A couple of weeks ago, I wrote a column for the Winnipeg Free Press about the 25th anniversary of the Montreal Massacre.

I had wanted to offer a hopeful look forward — after all, École Polytechnique launched two amazing initiatives this year to honour the memories of these women which you can read more about at the link above — but mostly I just felt sad and angry.

Instead, I wrote about the altering realization I came to in Grade 9 during my first Montreal Massacre vigil in the multi-purpose room of my high school: women could be targeted with violence simply because they were women. The realization all women come to, sooner or later.

Marlo and I were texting the night my column ran — the lone commenter calling me out for my “disturbing misandrist undertones” because, you know, THAT’S THE REAL ISSUE, HERE — and Marlo, being 14 in 1989, remembers being in a bus or car downtown and seeing the flag at the University of Winnipeg at half-mast and knowing that it was like that because “some women got killed.”

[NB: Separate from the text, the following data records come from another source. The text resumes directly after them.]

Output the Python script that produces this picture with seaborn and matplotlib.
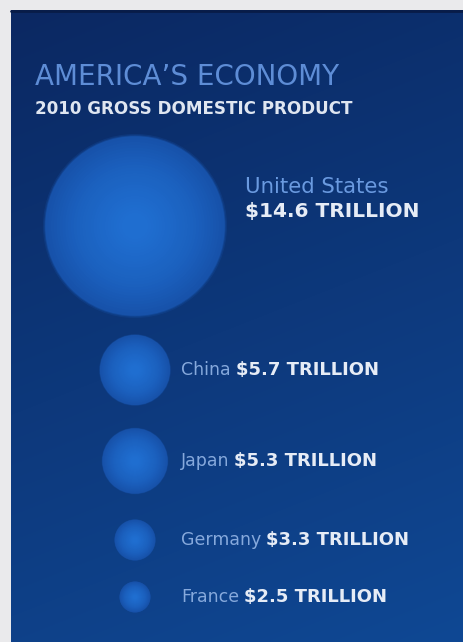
import numpy as np
import pandas as pd
import matplotlib
matplotlib.use("Agg")
import matplotlib.pyplot as plt
import seaborn as sns

# 2010 GDP, trillions of US dollars
countries = ["United States", "China", "Japan", "Germany", "France"]
gdp = [14.6, 5.7, 5.3, 3.3, 2.5]
value_labels = ["$14.6 TRILLION", "$5.7 TRILLION", "$5.3 TRILLION",
                "$3.3 TRILLION", "$2.5 TRILLION"]

title = "AMERICA\u2019S ECONOMY"
subtitle = "2010 GROSS DOMESTIC PRODUCT"

# layout (pixel space of the canvas)
W, H, DPI = 464, 642, 100
row_y = [226, 370, 461, 540, 597]
bubble_x = 135
px_per_trillion = 6.15          # bubble radius grows with the value

sns.set_theme(style="white")
plt.rcParams["font.family"] = ["DejaVu Sans"]

fig = plt.figure(figsize=(W / DPI, H / DPI), dpi=DPI, facecolor="#eaeaec")
ax = fig.add_axes([0, 0, 1, 1])
ax.set_xlim(0, W)
ax.set_ylim(H, 0)
ax.axis("off")

# navy panel with a soft diagonal gradient
px0, py0 = 11, 10
ny, nx = 200, 150
yy, xx = np.mgrid[0:1:ny * 1j, 0:1:nx * 1j]
t = np.clip(0.78 * yy + 0.22 * xx, 0, 1)
top = np.array([11, 40, 98]) / 255
bot = np.array([15, 72, 148]) / 255
grad = top[None, None, :] * (1 - t[..., None]) + bot[None, None, :] * t[..., None]
ax.imshow(grad, extent=(px0, W, H, py0), aspect="auto", zorder=0,
          interpolation="bilinear")
ax.plot([px0, W], [py0 + 1, py0 + 1], color="#081c48", lw=2, zorder=1)

df = pd.DataFrame({"country": countries, "gdp": gdp, "y": row_y})
df["x"] = bubble_x
radius_pt = df["gdp"] * px_per_trillion * 72 / DPI

# bubbles: faint soft rim, then stacked discs getting lighter toward the centre
edge_c = np.array([23, 82, 170]) / 255
mid_c = np.array([27, 97, 191]) / 255
center_c = np.array([31, 110, 208]) / 255
for scale, alpha in [(1.025, 0.25), (1.01, 0.5)]:
    sns.scatterplot(data=df, x="x", y="y", s=(2 * radius_pt * scale) ** 2,
                    color=edge_c, alpha=alpha, linewidth=0, ax=ax,
                    legend=False, zorder=2)
n_layers = 28
for i in range(n_layers):
    f = i / (n_layers - 1)
    scale = 1.0 - 0.85 * f
    if f <= 0.4:
        c = edge_c * (1 - f / 0.4) + mid_c * (f / 0.4)
    else:
        g = (f - 0.4) / 0.6
        c = mid_c * (1 - g) + center_c * g
    sns.scatterplot(data=df, x="x", y="y", s=(2 * radius_pt * scale) ** 2,
                    color=c, linewidth=0, ax=ax, legend=False, zorder=3)

# headings
ax.text(35, 77, title, color="#5e8dd6", fontsize=20, va="center",
        ha="left", zorder=5)
ax.text(35, 109, subtitle, color="#dfe6f1", fontsize=12.1,
        fontweight="bold", va="center", ha="left", zorder=5)

name_c = "#86a9dc"
value_c = "#e6ecf6"

# largest economy gets a two-line label
ax.text(245, 187, countries[0], color="#6a9ae0", fontsize=15.3,
        va="center", ha="left", zorder=5)
ax.text(245, 211, value_labels[0], color=value_c, fontsize=14.5,
        fontweight="bold", va="center", ha="left", zorder=5)

# others: country name followed by the bold value
fig.canvas.draw()
renderer = fig.canvas.get_renderer()
inv = ax.transData.inverted()
for name, val, y in zip(countries[1:], value_labels[1:], row_y[1:]):
    tn = ax.text(181, y, name, color=name_c, fontsize=12.5,
                 va="center", ha="left", zorder=5)
    bb = tn.get_window_extent(renderer)
    x_end = inv.transform((bb.x1, bb.y0))[0]
    ax.text(x_end + 5, y, val, color=value_c, fontsize=13,
            fontweight="bold", va="center", ha="left", zorder=5)

fig.savefig("out.png", dpi=DPI, facecolor=fig.get_facecolor())
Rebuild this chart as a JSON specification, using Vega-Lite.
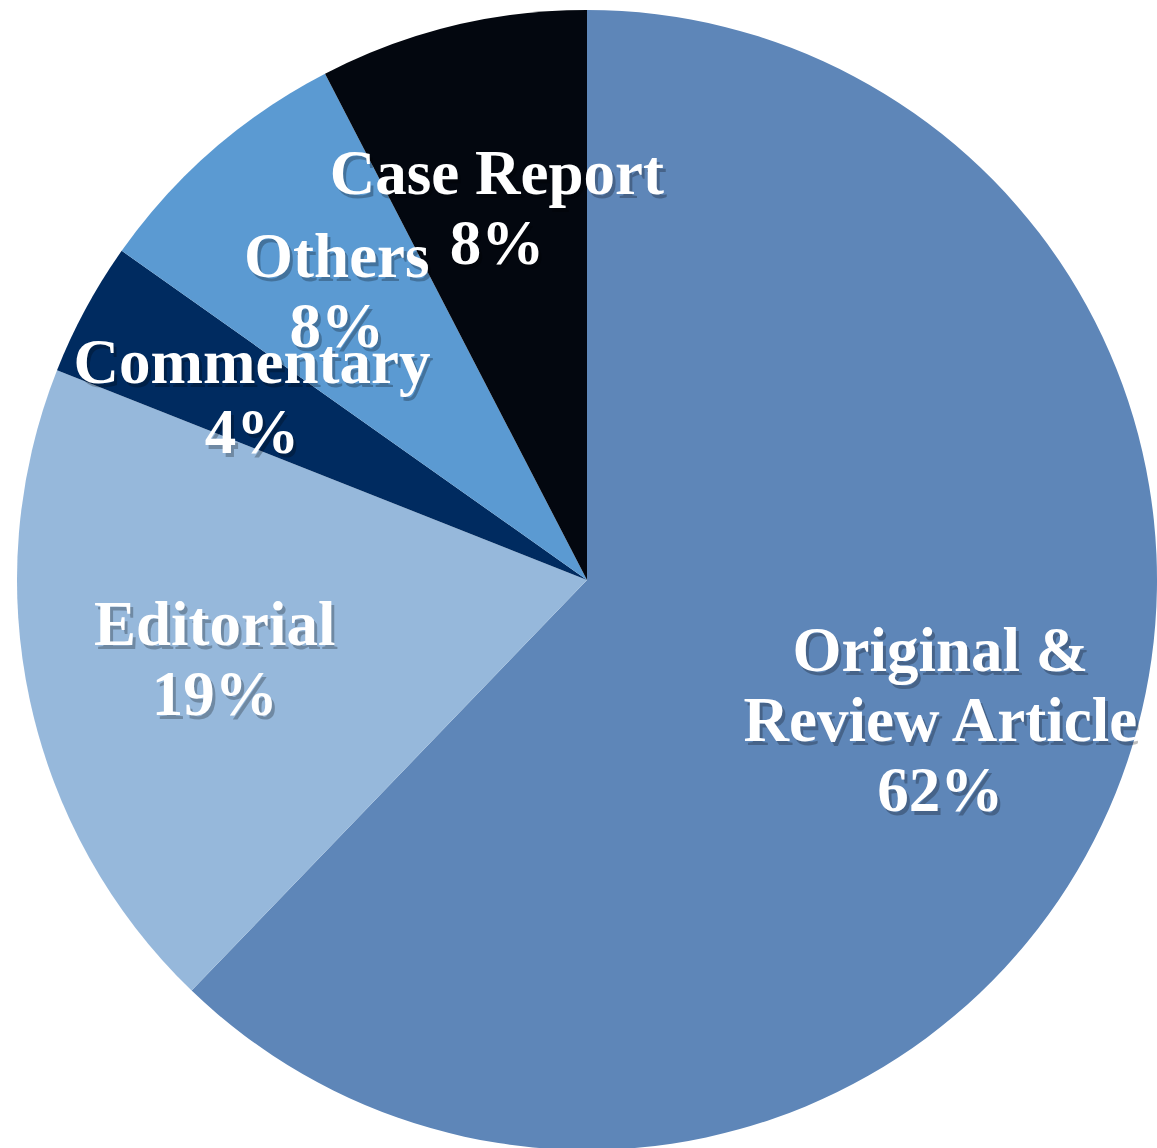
{
  "$schema": "https://vega.github.io/schema/vega-lite/v6.json",
  "width": 1140,
  "height": 1136,
  "autosize": {"type": "none"},
  "padding": {"left": 17, "top": 12, "right": 0, "bottom": 0},
  "background": "white",
  "view": {"stroke": null},
  "data": {
    "values": [
      {"type": "Original & Review Article", "share": 62.2, "label": "Original &\nReview Article\n62%", "order": 1},
      {"type": "Editorial", "share": 18.8, "label": "Editorial\n19%", "order": 2},
      {"type": "Commentary", "share": 3.8, "label": "Commentary\n4%", "order": 3},
      {"type": "Others", "share": 7.6, "label": "Others\n8%", "order": 4},
      {"type": "Case Report", "share": 7.6, "label": "Case Report\n8%", "order": 5}
    ]
  },
  "encoding": {
    "theta": {"field": "share", "type": "quantitative", "stack": true},
    "order": {"field": "order", "type": "quantitative"}
  },
  "layer": [
    {
      "mark": {"type": "arc", "outerRadius": 570},
      "encoding": {
        "color": {
          "field": "type",
          "type": "nominal",
          "legend": null,
          "scale": {
            "domain": ["Original & Review Article", "Editorial", "Commentary", "Others", "Case Report"],
            "range": ["#5E86B8", "#96B8DB", "#002B60", "#5B9AD2", "#03070F"]
          }
        }
      }
    },
    {
      "mark": {
        "type": "text", "radius": 381, "font": "Liberation Serif", "fontWeight": "bold",
        "fontSize": 63, "lineHeight": 70, "lineBreak": "\n", "align": "center", "baseline": "middle",
        "color": "#000000", "opacity": 0.25, "dx": 3, "dy": -66
      },
      "encoding": {"text": {"condition": {"test": "datum.order == 1", "field": "label"}, "value": ""}}
    },
    {
      "mark": {
        "type": "text", "radius": 381, "font": "Liberation Serif", "fontWeight": "bold",
        "fontSize": 63, "lineHeight": 70, "lineBreak": "\n", "align": "center", "baseline": "middle",
        "color": "#000000", "opacity": 0.25, "dx": 3, "dy": -31
      },
      "encoding": {"text": {"condition": {"test": "datum.order != 1", "field": "label"}, "value": ""}}
    },
    {
      "mark": {
        "type": "text", "radius": 381, "font": "Liberation Serif", "fontWeight": "bold",
        "fontSize": 63, "lineHeight": 70, "lineBreak": "\n", "align": "center", "baseline": "middle",
        "color": "#FFFFFF", "dy": -70
      },
      "encoding": {"text": {"condition": {"test": "datum.order == 1", "field": "label"}, "value": ""}}
    },
    {
      "mark": {
        "type": "text", "radius": 381, "font": "Liberation Serif", "fontWeight": "bold",
        "fontSize": 63, "lineHeight": 70, "lineBreak": "\n", "align": "center", "baseline": "middle",
        "color": "#FFFFFF", "dy": -35
      },
      "encoding": {"text": {"condition": {"test": "datum.order != 1", "field": "label"}, "value": ""}}
    }
  ]
}
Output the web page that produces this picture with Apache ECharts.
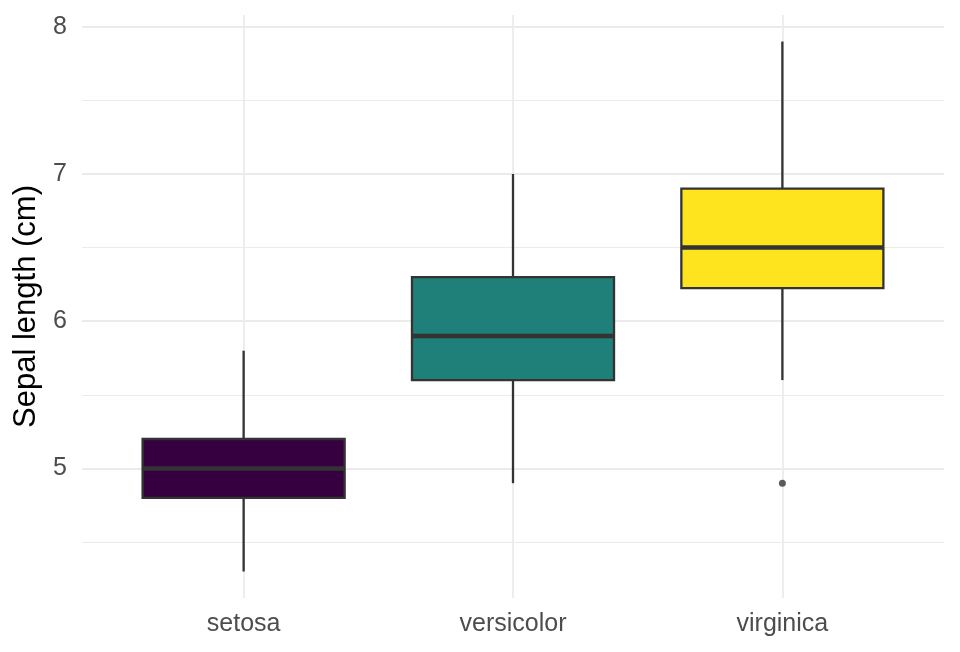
<!DOCTYPE html>
<html>
<head>
<meta charset="utf-8">
<script src="https://cdn.jsdelivr.net/npm/echarts@6/dist/echarts.min.js"></script>
<style>
  html, body { margin: 0; padding: 0; background: #fff; }
  #chart { width: 960px; height: 652px; }
</style>
</head>
<body>
<div id="chart"></div>
<script>
// 数据
var species = ['setosa', 'versicolor', 'virginica'];
// [min, Q1, median, Q3, max]
var boxStats = [
  [4.3, 4.8, 5.0, 5.2, 5.8],
  [4.9, 5.6, 5.9, 6.3, 7.0],
  [5.6, 6.225, 6.5, 6.9, 7.9]
];
var outliers = [[3, 4.9]];
var fillColors = ['#360040', '#1f8079', '#fde41f'];
var yMajor = [5, 6, 7, 8];
var yMinor = [4.5, 5.5, 6.5, 7.5];

var chart = echarts.init(document.getElementById('chart'));

var boxData = boxStats.map(function(s, i) {
  return [i + 1].concat(s);
});

// 箱线图绘制
function renderBox(params, api) {
  var x = api.value(0);
  var half = 0.375;
  var pMin = api.coord([x, api.value(1)]);
  var pQ1 = api.coord([x, api.value(2)]);
  var pMed = api.coord([x, api.value(3)]);
  var pQ3 = api.coord([x, api.value(4)]);
  var pMax = api.coord([x, api.value(5)]);
  var left = api.coord([x - half, api.value(3)])[0];
  var right = api.coord([x + half, api.value(3)])[0];
  var stroke = '#333333';
  return {
    type: 'group',
    children: [
      { type: 'line', shape: { x1: pQ3[0], y1: pQ3[1], x2: pMax[0], y2: pMax[1] },
        style: { stroke: stroke, lineWidth: 2.3 } },
      { type: 'line', shape: { x1: pQ1[0], y1: pQ1[1], x2: pMin[0], y2: pMin[1] },
        style: { stroke: stroke, lineWidth: 2.3 } },
      { type: 'rect', shape: { x: left, y: pQ3[1], width: right - left, height: pQ1[1] - pQ3[1] },
        style: { fill: fillColors[params.dataIndex], stroke: stroke, lineWidth: 2.3 } },
      { type: 'line', shape: { x1: left, y1: pMed[1], x2: right, y2: pMed[1] },
        style: { stroke: stroke, lineWidth: 4.5 } }
    ]
  };
}

var font = 'Liberation Sans, Arial, sans-serif';
var yAxisBase = {
  type: 'value',
  min: 4.12,
  max: 8.08,
  axisLine: { show: false },
  axisTick: { show: false }
};

chart.setOption({
  animation: false,
  grid: { left: 82, right: 16, top: 15, bottom: 54 },
  xAxis: {
    type: 'value',
    min: 0.4,
    max: 3.6,
    axisLine: { show: false },
    axisTick: { show: false, customValues: [1, 2, 3] },
    axisLabel: {
      customValues: [1, 2, 3],
      formatter: function(v) { return species[Math.round(v) - 1]; },
      color: '#4d4d4d',
      fontSize: 25,
      fontFamily: font,
      margin: 14
    },
    splitLine: { show: true, lineStyle: { color: '#ebebeb', width: 1.8 } }
  },
  yAxis: [
    Object.assign({}, yAxisBase, {
      name: 'Sepal length (cm)',
      nameLocation: 'middle',
      nameGap: 38,
      nameTextStyle: { color: '#000', fontSize: 31, fontFamily: font },
      axisTick: { show: false, customValues: yMajor },
      axisLabel: {
        customValues: yMajor,
        color: '#4d4d4d',
        fontSize: 25,
        fontFamily: font,
        margin: 15
      },
      splitLine: { show: true, lineStyle: { color: '#ebebeb', width: 1.8 } }
    }),
    Object.assign({}, yAxisBase, {
      axisTick: { show: false, customValues: yMinor },
      axisLabel: { show: false, customValues: yMinor },
      splitLine: { show: true, lineStyle: { color: '#ebebeb', width: 1 } }
    })
  ],
  series: [
    {
      type: 'custom',
      renderItem: renderBox,
      data: boxData,
      encode: { x: 0, y: [1, 2, 3, 4, 5] },
      z: 3
    },
    {
      type: 'scatter',
      data: outliers,
      symbolSize: 7,
      itemStyle: { color: '#333333' },
      z: 4
    }
  ]
});
</script>
</body>
</html>
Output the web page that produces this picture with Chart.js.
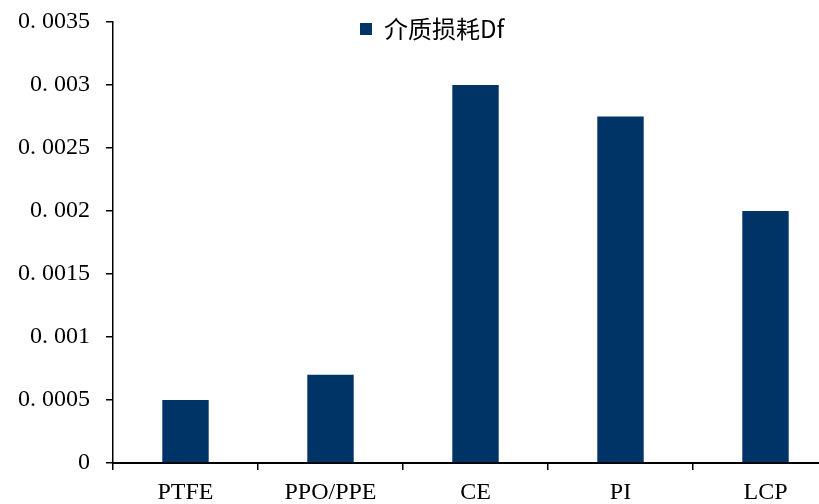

The heaviness hit her later, as a university student herself. “I realized there were no locks on my classroom doors and (quoting the Wyrd Sisters), ‘it could have been me, so easily,'” Marlo wrote.

Now, Marlo and I are both older than all those women killed in 1989 — and our world has changed so little. Violence against women is still pervasive and too many people are still unwilling to face uncomfortable truths about the culture in which we live. How many more women have to die before they do?

Dec. 6 is a solemn, significant, difficult day. We remember. And we will never forget.